Military camp in East Sussex, England

Crowborough Training Camp is a military training camp located near the town of Crowborough in East Sussex, England, owned by and operated by the Defence Infrastructure Organisation on behalf of the UK Ministry of Defence. It consists of various facilities such as accommodation, ranges, and associated training area. Its sits within the wider footprint of the Cinque Ports Training Area (CPTA) within the South East England.

== History ==
The area surrounding Crowborough Town and the Ashdown Forrest were acquired by the War Office during the First World War. The Canadian Army established the Machine Gun School there during the war.

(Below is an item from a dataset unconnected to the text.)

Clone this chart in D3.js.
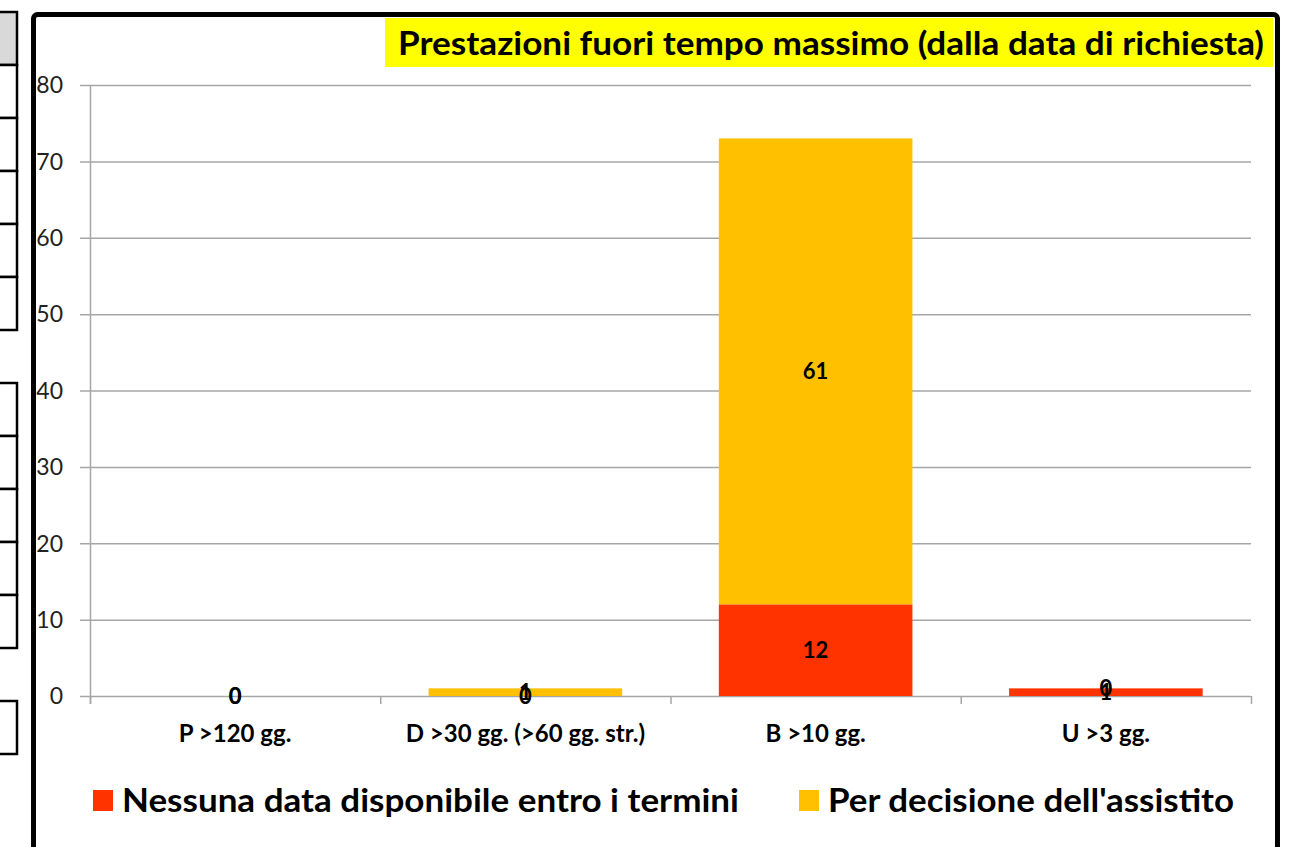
<!DOCTYPE html>
<html>
<head>
<meta charset="utf-8">
<script src="https://cdn.jsdelivr.net/npm/d3@7"></script>
<style>
  body { margin: 0; background: #fff; }
  svg { display: block; font-family: Lato, "Open Sans", sans-serif; }
</style>
</head>
<body>
<script>
// Data
var categories = ['P >120 gg.', 'D >30 gg. (>60 gg. str.)', 'B >10 gg.', 'U >3 gg.'];
var nessunaData = [0, 0, 12, 1];
var perDecisione = [0, 1, 61, 0];
var seriesNames = ['Nessuna data disponibile entro i termini', "Per decisione dell'assistito"];
var seriesColors = ['#FF3300', '#FFC000'];
var yTicks = [0, 10, 20, 30, 40, 50, 60, 70, 80];

var w = 1308;
var h = 847;

var svg = d3.select('body').append('svg').attr('width', w).attr('height', h);

// spreadsheet cells peeking out on the left
var cellRows = [[12, 65], [65, 118], [118, 171], [171, 224], [224, 277], [277, 330],
                [383, 436], [436, 489], [489, 542], [542, 595], [595, 648], [701, 754]];
svg.selectAll('rect.cell').data(cellRows).enter().append('rect')
  .attr('class', 'cell')
  .attr('x', -10)
  .attr('y', function(d) { return d[0]; })
  .attr('width', 27)
  .attr('height', function(d) { return d[1] - d[0]; })
  .attr('fill', function(d, i) { return i === 0 ? '#d9d9d9' : '#fff'; })
  .attr('stroke', '#000')
  .attr('stroke-width', 2.5);

// chart frame
svg.append('rect')
  .attr('x', 33.5).attr('y', 14.5)
  .attr('width', 1244).attr('height', 900)
  .attr('rx', 4)
  .attr('fill', '#fff')
  .attr('stroke', '#000')
  .attr('stroke-width', 5);

// scales
var x = d3.scaleBand().domain(categories).range([90, 1251]).padding(0);
var y = d3.scaleLinear().domain([0, 80]).range([696, 85]);
var barW = x.bandwidth() * 0.667;

// gridlines
svg.selectAll('line.grid').data(yTicks).enter().append('line')
  .attr('x1', 80).attr('x2', 1251)
  .attr('y1', function(d) { return y(d) + 0.5; })
  .attr('y2', function(d) { return y(d) + 0.5; })
  .attr('stroke', '#a6a6a6')
  .attr('stroke-width', 1.5);

// y axis line
svg.append('line')
  .attr('x1', 90.5).attr('x2', 90.5)
  .attr('y1', y(80)).attr('y2', 704)
  .attr('stroke', '#a6a6a6').attr('stroke-width', 1.5);

// x axis ticks on category boundaries
var bounds = categories.map(function(c) { return x(c); }).concat([1251]);
svg.selectAll('line.xtick').data(bounds).enter().append('line')
  .attr('x1', function(d) { return d + 0.5; })
  .attr('x2', function(d) { return d + 0.5; })
  .attr('y1', 696).attr('y2', 704)
  .attr('stroke', '#a6a6a6').attr('stroke-width', 1.5);

// y tick labels
svg.selectAll('text.ytick').data(yTicks).enter().append('text')
  .attr('x', 63)
  .attr('y', function(d) { return y(d); })
  .attr('dy', '0.36em')
  .attr('text-anchor', 'end')
  .attr('font-size', '23px')
  .attr('fill', '#222')
  .text(function(d) { return d; });

// stacked bars
var rows = categories.map(function(c, i) {
  return { cat: c, a: nessunaData[i], b: perDecisione[i] };
});
var stack = d3.stack().keys(['a', 'b'])(rows);

var layer = svg.selectAll('g.layer').data(stack).enter().append('g')
  .attr('fill', function(d, i) { return seriesColors[i]; });

layer.selectAll('rect').data(function(d) { return d; }).enter().append('rect')
  .attr('x', function(d) { return x(d.data.cat) + (x.bandwidth() - barW) / 2; })
  .attr('y', function(d) { return y(d[1]); })
  .attr('width', barW)
  .attr('height', function(d) { return y(d[0]) - y(d[1]); });

// data labels (zero values sit on top of each other, as in the original)
stack.forEach(function(s) {
  svg.selectAll(null).data(s).enter().append('text')
    .attr('x', function(d) { return x(d.data.cat) + x.bandwidth() / 2; })
    .attr('y', function(d) { return y((d[0] + d[1]) / 2); })
    .attr('dy', '0.36em')
    .attr('text-anchor', 'middle')
    .attr('font-size', '22px')
    .attr('font-weight', 'bold')
    .attr('fill', '#000')
    .text(function(d) { return d[1] - d[0]; });
});

// category labels
svg.selectAll('text.xlab').data(categories).enter().append('text')
  .attr('x', function(d) { return x(d) + x.bandwidth() / 2; })
  .attr('y', 742)
  .attr('text-anchor', 'middle')
  .attr('font-size', '24px')
  .attr('font-weight', 'bold')
  .attr('fill', '#000')
  .text(function(d) { return d; });

// title
svg.append('rect')
  .attr('x', 385).attr('y', 18)
  .attr('width', 888).attr('height', 49)
  .attr('fill', '#FFFF00');
svg.append('text')
  .attr('x', 398).attr('y', 55)
  .attr('font-size', '33px')
  .attr('font-weight', 'bold')
  .attr('textLength', 866)
  .attr('lengthAdjust', 'spacingAndGlyphs')
  .attr('fill', '#000')
  .text('Prestazioni fuori tempo massimo (dalla data di richiesta)');

// legend
var legendX = [93, 799];
var legendLen = [617, 406];
var leg = svg.selectAll('g.legend').data(seriesNames).enter().append('g')
  .attr('transform', function(d, i) { return 'translate(' + legendX[i] + ',790)'; });
leg.append('rect')
  .attr('width', 20).attr('height', 21)
  .attr('fill', function(d, i) { return seriesColors[i]; });
leg.append('text')
  .attr('x', 29).attr('y', 22)
  .attr('font-size', '33px')
  .attr('font-weight', 'bold')
  .attr('textLength', function(d, i) { return legendLen[i]; })
  .attr('lengthAdjust', 'spacingAndGlyphs')
  .attr('fill', '#000')
  .text(function(d) { return d; });
</script>
</body>
</html>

The areas around Crowborough Camp were used extensively by various military units to accommodate and provide training prior to the Normandy landings in June 1944 during the Second World War. There was a direct hit from a German V-1 flying bomb near to the camp, killing a number of troops, in July 1944.

During the COVID-19 pandemic the UK Government selected Crowborough from several sites to use as a quarantine facility for British troops deploying and returning from operations.

In 2024, the camp was used as a processing facility to accommodate people as part of the Afghan Relocations and Assistance Policy.

In October 2025, the UK Government announced that Crowborough Training Camp would be one of two military sites repurposed to provide temporary accommodation for asylum seekers and that around 900 men would be distributed between these sites.

== Current use ==
The camp hosts the ACF, ATC and Royal Marines Cadets. Units undertake training in Ashdown Forest and the nearby Pippingford Park. The area is also used for events such as mud runs, driving events and festivals.